Brooke presently resigned his commission and bought an armed schooner, which he described as 'a rakish slaver brig, 290 tons burden – one that would fight or fly as occasion required', to go adventuring in the East. His opportunity came when he sailed to assist the Sultanate of Brunei, which was trying in a tepid way to put down a rebellion in Sarawak. This area of tropical rain forest in north-western Borneo, lying along the mangrove coast of the South China Sea, was infested with pirates, slavers and head-hunters. Brooke hurled himself enthusiastically into the fray and in 1841 was appointed governor of the territory. Knighted by Queen Victoria in 1848, he made himself an independent potentate.
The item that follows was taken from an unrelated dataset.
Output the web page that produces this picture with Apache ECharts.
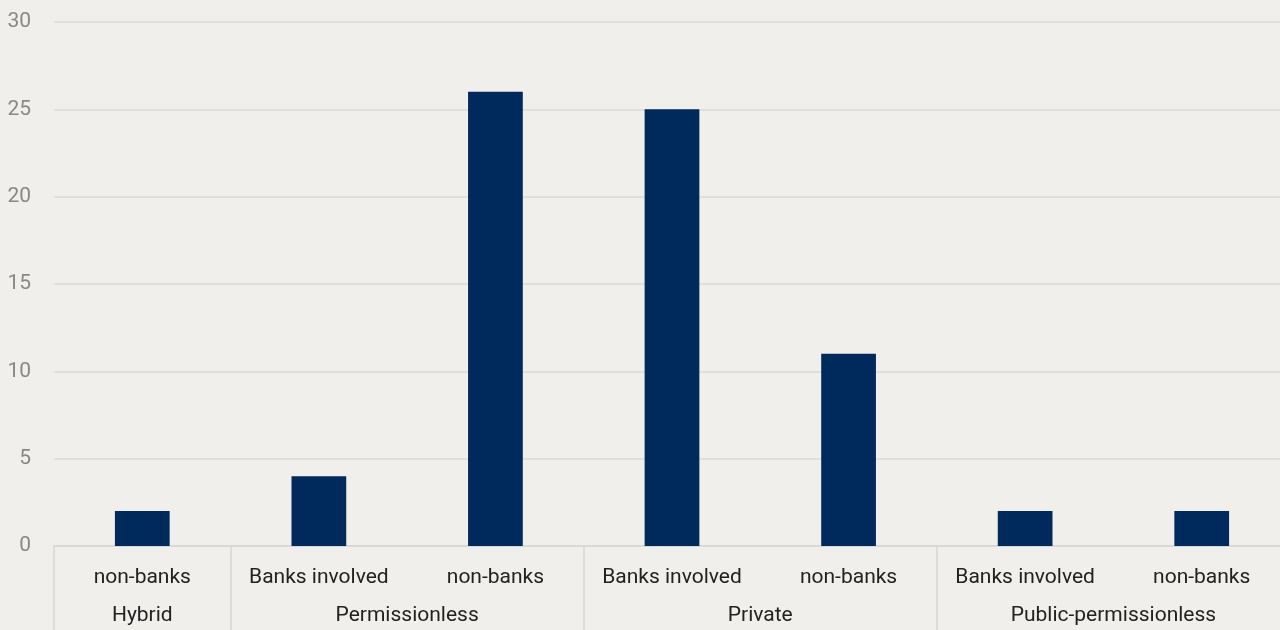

He believed that contact with Europeans generally corrupted indigenous peoples, had serious misgivings about missionaries and ruled Sarawak with a handful of English aides and a benevolent but firm hand – too firm for his critics in England. The local Dyaks regarded him with awe as a demigod imbued with magical powers.

Brooke never married and left no legitimate son to succeed him. After his death in 1868 he was followed in Sarawak by his nephew Charles until 1917. Charles was succeeded in turn by his son Charles Vyner Brooke, who formally ended the Brooke family's rule in 1946.